Un tel discours se conçoit, j'admets en partie son bien-fondé. Mais qui ne voit pas qu'il renverse complètement les rôles traditionnels dans le monde du travail ? Le salarié devient "responsable" de ce qu'il fait, et si quelque chose ne va pas, on le déclare "en souffrance", on fait appel à la psychologie, on l'invite à se ressaisir, on met la pression pour qu'il prenne enfin conscience, pour qu'il fasse preuve d'esprit d'initiative. L'autonomie tourne alors à la solitude, la responsabilité personnelle débouche sur l'impuissance, l'individu est renvoyé à lui-même et à ses problèmes, il n'a même plus les moyens de se plaindre ou de se révolter. Dans les cas extrêmes, il ne reste que la mort pour se faire entendre. Que celle de Francis Villette ne soit pas vaine, qu'elle nous amène à réfléchir à ce qui peut conduire jusqu'à l'irréparable, afin que les anciennes PTT ne soient plus ce petit travail qui tue.

2 commentaires:

Anonyme a dit…

Bonjour,
J’ai lu avec attention votre commentaire et je me suis même reconnue dans votre description du travail au guichet. Je connaissais Francis et son geste désespéré m’a meurtri le cœur. Tout ce que vous dites sur les bouleversements dans notre représentation collective du travail, est très juste. A la poste bien que plus tardivement que dans le privé les méthodes de managements ont changés. Aujourd’hui notre hiérarchie n’a plus aucune conscience de la notion de travail d’équipe et de qualité, l’individualisme forcené est porté aux nues. Chacun doit survivre aux dépens des autres. Chaque initiative pour écraser l’autre sera récompensée par une bonne notation ou même une promotion. Avec de tels individus à la tête des services, il n’y a plus de conscience nous sommes dans une jungle sans moyens de défense, figés dans des statuts qui nous laissent aucune échappatoire La notion de service public si chère aux cœurs des postiers est bafouée.
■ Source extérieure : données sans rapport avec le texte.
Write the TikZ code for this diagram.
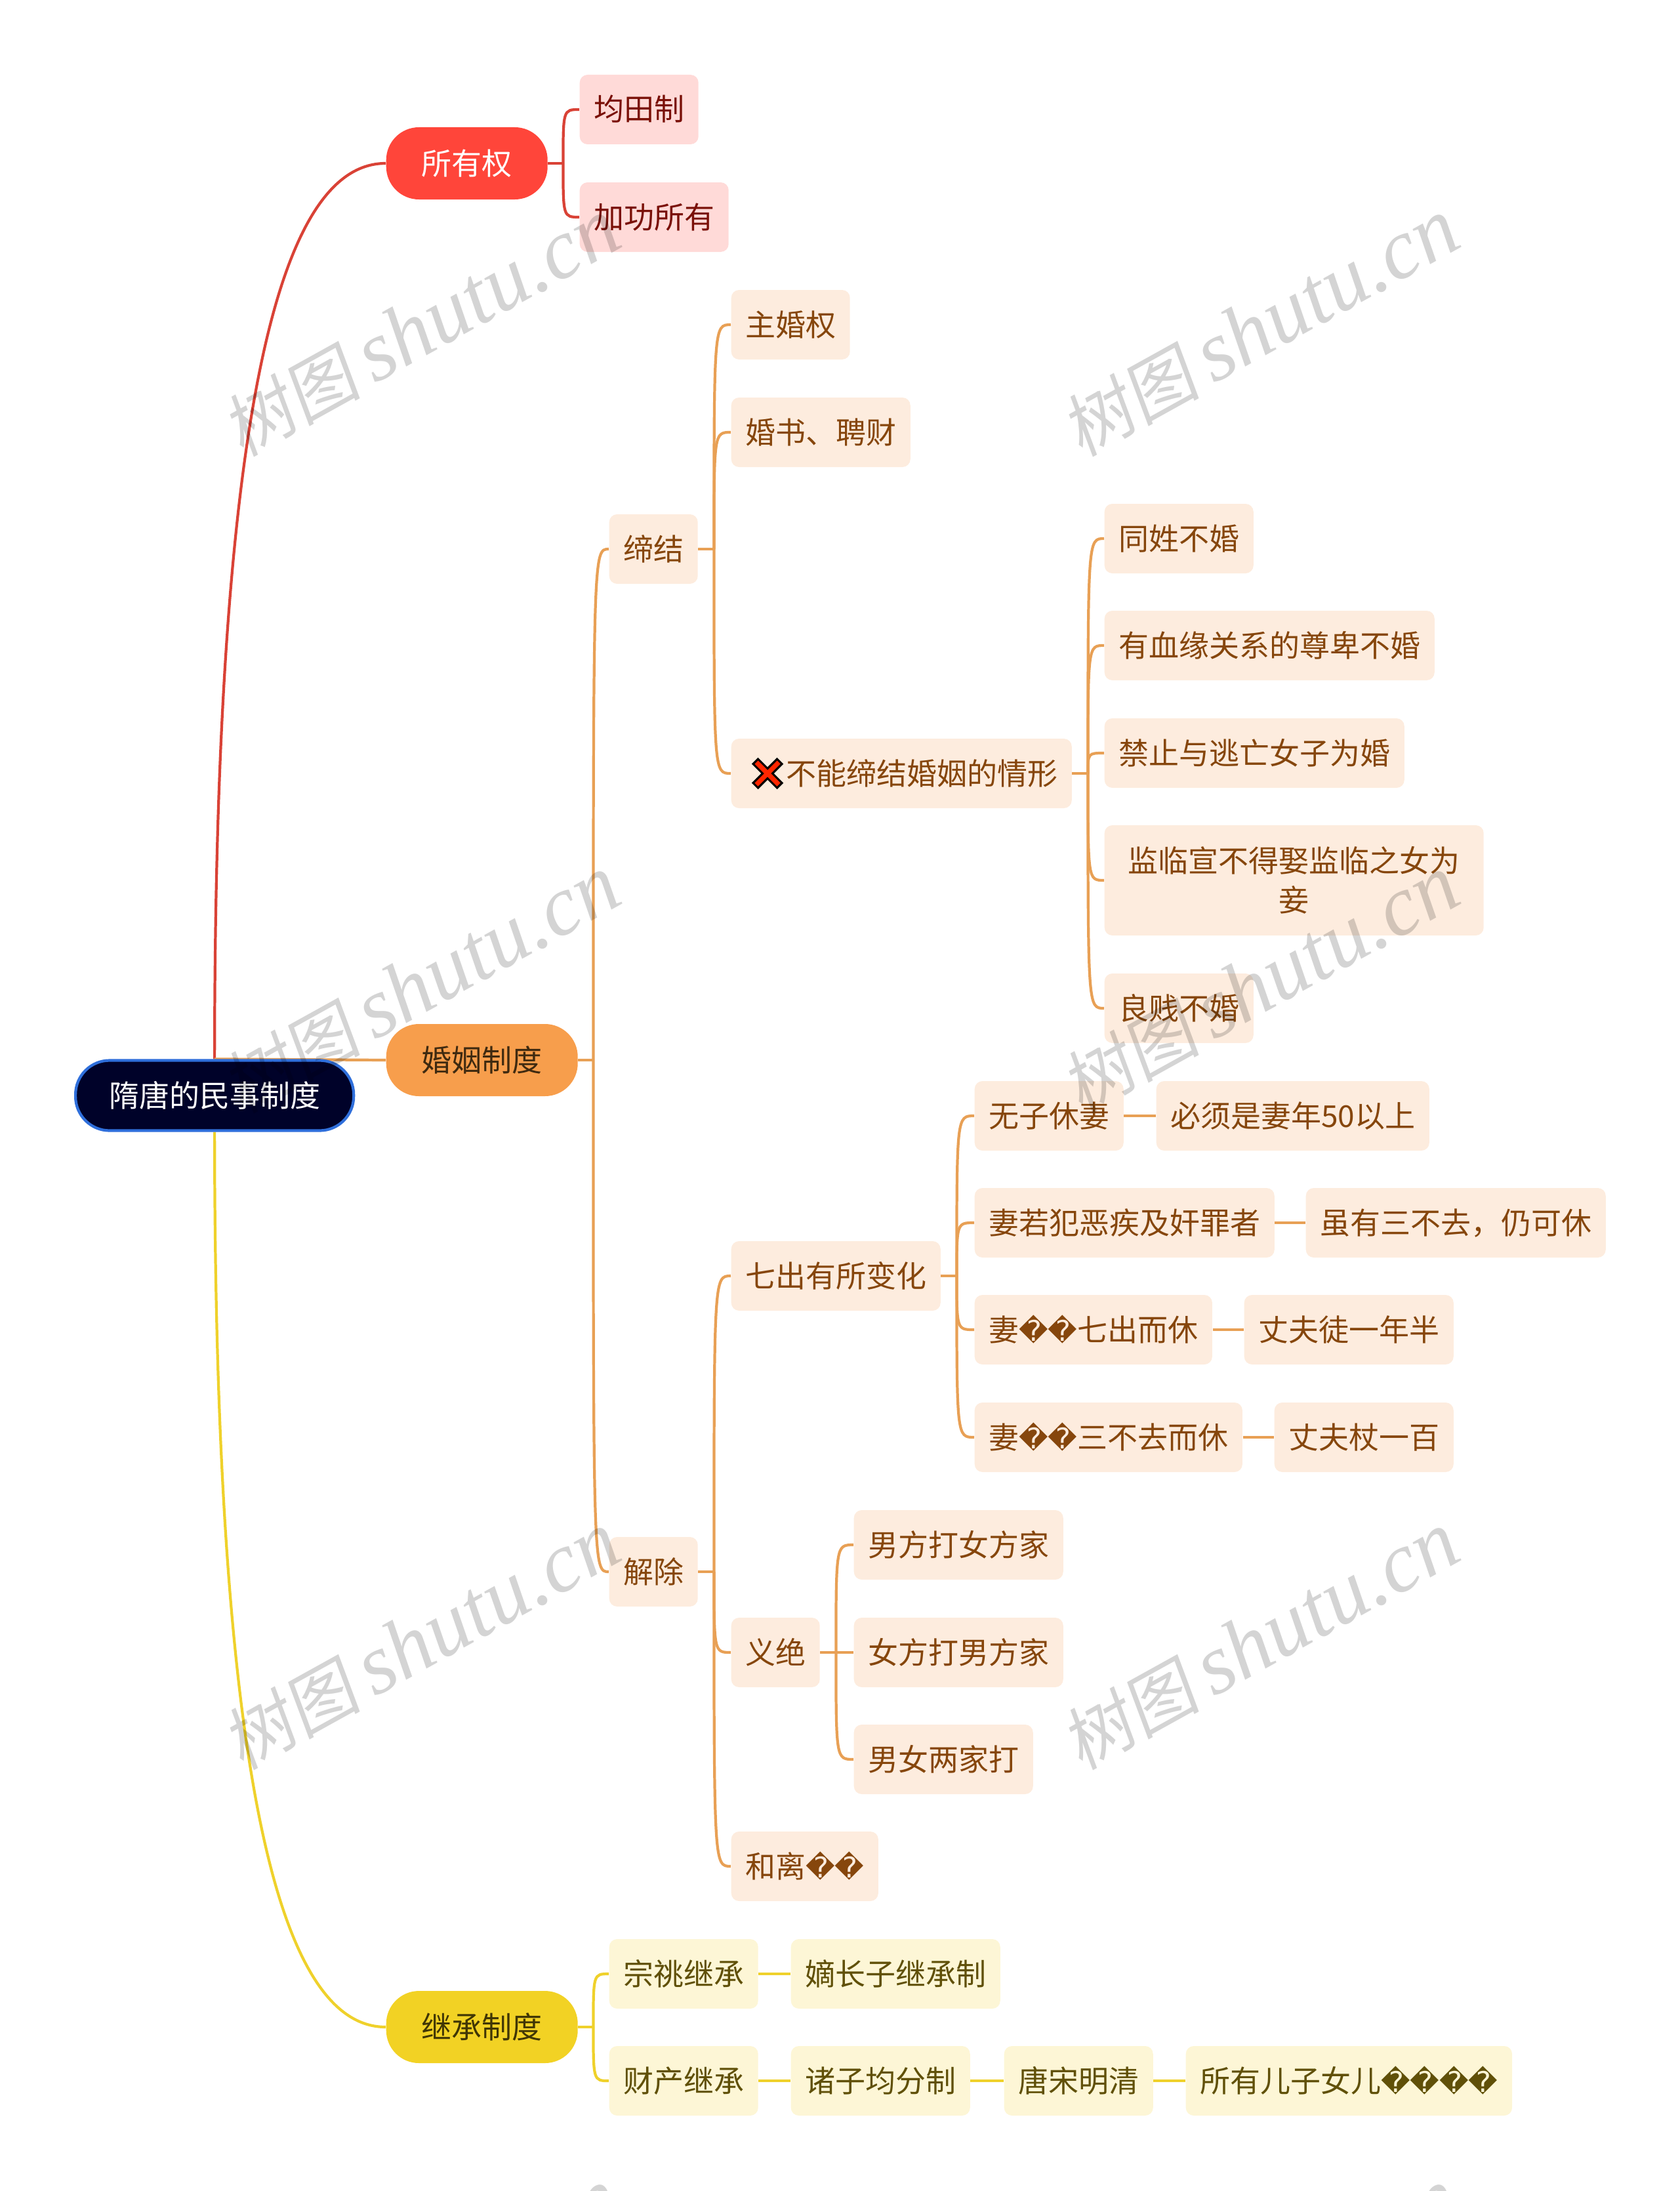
\documentclass[tikz,border=0pt]{standalone}
\usepackage{fontspec}
\usepackage{xcolor}
\usepackage{tikz}
\usetikzlibrary{calc, backgrounds}
\setmainfont{Noto Sans CJK SC}
\newfontfamily\symfont[Scale=0.945]{DejaVu Sans}
\newfontfamily\wmfont[FakeSlant=0.15]{Noto Sans CJK SC}
\newfontfamily\wmlatin{Liberation Serif}
\newcommand{\repch}{{\symfont\symbol{"FFFD}}}
\definecolor{rootfill}{RGB}{0,2,41}
\definecolor{rootline}{RGB}{47,111,219}
\definecolor{myred}{RGB}{255,69,58}
\definecolor{myorange}{RGB}{247,158,76}
\definecolor{myyellow}{RGB}{242,210,36}
\definecolor{hdrred}{RGB}{255,218,216}
\definecolor{hdrorange}{RGB}{253,236,222}
\definecolor{hdryellow}{RGB}{253,246,214}
\definecolor{txtred}{RGB}{122,16,8}
\definecolor{txtorange}{RGB}{134,70,12}
\definecolor{txtyellow}{RGB}{96,80,8}
\definecolor{lnred}{RGB}{217,66,54}
\definecolor{lnorange}{RGB}{232,160,85}
\definecolor{lnyellow}{RGB}{239,209,43}
\definecolor{txtdarko}{RGB}{63,42,16}
\definecolor{txtdarky}{RGB}{64,54,5}
\tikzset{
  base/.style={rectangle, anchor=west, font=\fontsize{13.09}{17}\selectfont,
    text height=0.40cm, text depth=0.06cm},
  rootnode/.style={base, draw=rootline, fill=rootfill, text=white, line width=1.2pt,
    rounded corners=0.52cm, minimum height=1.07cm, inner xsep=0.51cm},
  topic/.style={base, rounded corners=0.5cm, minimum height=1.10cm, inner xsep=0.54cm},
  redtopic/.style={topic, fill=myred, text=white},
  orangetopic/.style={topic, fill=myorange, text=txtdarko},
  yellowtopic/.style={topic, fill=myyellow, text=txtdarky},
  leaf/.style={base, rounded corners=0.12cm, minimum height=1.06cm, inner xsep=0.215cm},
  redleaf/.style={leaf, fill=hdrred, text=txtred},
  orangeleaf/.style={leaf, fill=hdrorange, text=txtorange},
  yellowleaf/.style={leaf, fill=hdryellow, text=txtyellow},
  redline/.style={draw=lnred, line width=1.2pt},
  orangeline/.style={draw=lnorange, line width=1.2pt},
  yellowline/.style={draw=lnyellow, line width=1.2pt}
}
\newcommand{\wmtext}{{\fontsize{30}{30}\selectfont\wmfont 树图}\hspace{0.2cm}{\fontsize{37}{37}\selectfont\wmlatin\itshape shutu.cn}}

\begin{document}
\begin{tikzpicture}[y=-1cm]
  \useasboundingbox (0,0) rectangle (25.6,33.4);

  % Root and main topics
  \node[rootnode] (root) at (1.13,16.70) {隋唐的民事制度};
  \node[redtopic] (owner) at (5.88,2.49) {所有权};
  \node[orangetopic] (marriage) at (5.88,16.16) {婚姻制度};
  \node[yellowtopic] (inherit) at (5.88,30.90) {继承制度};

  % Ownership
  \node[redleaf] (land) at (8.83,1.67) {均田制};
  \node[redleaf] (merit) at (8.83,3.31) {加功所有};

  % Marriage: conclusion
  \node[orangeleaf] (conclude) at (9.28,8.37) {缔结};
  \node[orangeleaf] (consent) at (11.14,4.95) {主婚权};
  \node[orangeleaf] (letter) at (11.14,6.59) {婚书、聘财};
  \node[orangeleaf] (forbid) at (11.14,11.79) {\hspace*{0.62cm}不能缔结婚姻的情形};
  \node[orangeleaf] (surname) at (16.83,8.21) {同姓不婚};
  \node[orangeleaf] (blood) at (16.83,9.84) {有血缘关系的尊卑不婚};
  \node[orangeleaf] (fugitive) at (16.83,11.48) {禁止与逃亡女子为婚};
  \node[orangeleaf, minimum width=5.78cm, minimum height=1.68cm, align=center, text height=, text depth=] (official) at (16.83,13.42) {监临宣不得娶监临之女为\\妾};
  \node[orangeleaf] (status) at (16.83,15.37) {良贱不婚};

  % Marriage: dissolution
  \node[orangeleaf] (dissolve) at (9.28,23.96) {解除};
  \node[orangeleaf] (seven) at (11.14,19.45) {七出有所变化};
  \node[orangeleaf] (nosonw) at (14.85,17.01) {无子休妻};
  \node[orangeleaf] (nosonn) at (17.62,17.01) {必须是妻年50以上};
  \node[orangeleaf] (crimew) at (14.85,18.64) {妻若犯恶疾及奸罪者};
  \node[orangeleaf] (crimen) at (19.90,18.64) {虽有三不去，仍可休};
  \node[orangeleaf] (sevenw) at (14.85,20.27) {妻\repch\repch 七出而休};
  \node[orangeleaf] (sevenn) at (18.96,20.27) {丈夫徒一年半};
  \node[orangeleaf] (threew) at (14.85,21.91) {妻\repch\repch 三不去而休};
  \node[orangeleaf] (threen) at (19.42,21.91) {丈夫杖一百};
  \node[orangeleaf] (yijue) at (11.14,25.19) {义绝};
  \node[orangeleaf] (hitf) at (13.01,23.55) {男方打女方家};
  \node[orangeleaf] (hitm) at (13.01,25.19) {女方打男方家};
  \node[orangeleaf] (hitb) at (13.01,26.82) {男女两家打};
  \node[orangeleaf] (mutual) at (11.14,28.45) {和离\repch\repch};

  % Inheritance
  \node[yellowleaf] (clan) at (9.28,30.09) {宗祧继承};
  \node[yellowleaf] (eldest) at (12.05,30.09) {嫡长子继承制};
  \node[yellowleaf] (estate) at (9.28,31.72) {财产继承};
  \node[yellowleaf] (equal) at (12.05,31.72) {诸子均分制};
  \node[yellowleaf] (tang) at (15.30,31.72) {唐宋明清};
  \node[yellowleaf] (allkids) at (18.07,31.72) {所有儿子女儿\repch\repch\repch\repch};

  % Cross mark inside the forbid box
  \draw[draw=black, fill=red!70!orange, line width=0.9pt, shift={($(forbid.west)+(0.56,0)$)}]
    (0,-0.075) -- (0.145,-0.22) -- (0.22,-0.145) -- (0.075,0) -- (0.22,0.145) -- (0.145,0.22)
    -- (0,0.075) -- (-0.145,0.22) -- (-0.22,0.145) -- (-0.075,0) -- (-0.22,-0.145) -- (-0.145,-0.22) -- cycle;

  % Spine points
  \coordinate (ownerj) at ($(owner.east)+(0.23,0)$);
  \coordinate (marriagej) at ($(marriage.east)+(0.23,0)$);
  \coordinate (inheritj) at ($(inherit.east)+(0.23,0)$);
  \coordinate (concludej) at ($(conclude.east)+(0.24,0)$);
  \coordinate (forbidj) at ($(forbid.east)+(0.24,0)$);
  \coordinate (dissolvej) at ($(dissolve.east)+(0.24,0)$);
  \coordinate (sevenj) at ($(seven.east)+(0.24,0)$);
  \coordinate (yijuej) at ($(yijue.east)+(0.24,0)$);

  \begin{scope}[on background layer]
    % Root links
    \draw[redline] (root.north) .. controls +(0,-10.55) and +(-1.48,0) .. (owner.west);
    \draw[orangeline] (root.north) -- (marriage.west);
    \draw[yellowline] (root.south) .. controls +(0,10.52) and +(-1.48,0) .. (inherit.west);

    % Stubs
    \draw[redline] (owner.east) -- (ownerj);
    \draw[orangeline] (marriage.east) -- (marriagej);
    \draw[yellowline] (inherit.east) -- (inheritj);
    \draw[orangeline] (conclude.east) -- (concludej);
    \draw[orangeline] (forbid.east) -- (forbidj);
    \draw[orangeline] (dissolve.east) -- (dissolvej);
    \draw[orangeline] (seven.east) -- (sevenj);
    \draw[orangeline] (yijue.east) -- (yijuej);

    % Curved branches
    \foreach \kid in {land,merit}
      \draw[redline] (ownerj) .. controls (ownerj |- \kid.west) .. (\kid.west);
    \foreach \kid in {conclude,dissolve}
      \draw[orangeline] (marriagej) .. controls (marriagej |- \kid.west) .. (\kid.west);
    \foreach \kid in {clan,estate}
      \draw[yellowline] (inheritj) .. controls (inheritj |- \kid.west) .. (\kid.west);
    \foreach \kid in {consent,letter,forbid}
      \draw[orangeline] (concludej) .. controls (concludej |- \kid.west) .. (\kid.west);
    \foreach \kid in {surname,blood,fugitive,official,status}
      \draw[orangeline] (forbidj) .. controls (forbidj |- \kid.west) .. (\kid.west);
    \foreach \kid in {seven,yijue,mutual}
      \draw[orangeline] (dissolvej) .. controls (dissolvej |- \kid.west) .. (\kid.west);
    \foreach \kid in {nosonw,crimew,sevenw,threew}
      \draw[orangeline] (sevenj) .. controls (sevenj |- \kid.west) .. (\kid.west);
    \foreach \kid in {hitf,hitm,hitb}
      \draw[orangeline] (yijuej) .. controls (yijuej |- \kid.west) .. (\kid.west);

    % Straight links
    \draw[orangeline] (nosonw.east) -- (nosonn.west);
    \draw[orangeline] (crimew.east) -- (crimen.west);
    \draw[orangeline] (sevenw.east) -- (sevenn.west);
    \draw[orangeline] (threew.east) -- (threen.west);
    \draw[yellowline] (clan.east) -- (eldest.west);
    \draw[yellowline] (estate.east) -- (equal.west);
    \draw[yellowline] (equal.east) -- (tang.west);
    \draw[yellowline] (tang.east) -- (allkids.west);
  \end{scope}

  % Watermark tiles
  \foreach \wx in {6.42,19.21}
    \foreach \wy in {5.00,15.01,25.02,35.03}
      \node[rotate=29, text=black, text opacity=0.17] at (\wx,\wy) {\wmtext};
\end{tikzpicture}
\end{document}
Les postiers essaient quotidiennement de pallier à cette désaffection pour nos clients en leurs rendant service aux mieux de leurs possibilités.
Seulement cela est mal vu par les instances supérieures et des avertissements sont donnés aux bons samaritains… C’est ce que faisait Francis tous les jours dans son bureau, bien sûr quant il remplissait les documents pour les clients ou qu’il appelait la Banque Postal pour un problème sur un compte, il était lent car il ne vendait pas de Chronopost, ni d’abonnement téléphonique….
Isabelle postière ringarde

Emmanuel Mousset a dit…

Merci Isabelle pour ce témoignage. Quand j'ai travaillé à la Poste il y a 25 ans, la lenteur était encore admise. La pression ne venait que d'une partie du public, impatient. Aujourd'hui, dans presque tous les secteurs de la société, c'est hélas l'urgence et la rapidité qui priment. C'est dramatique.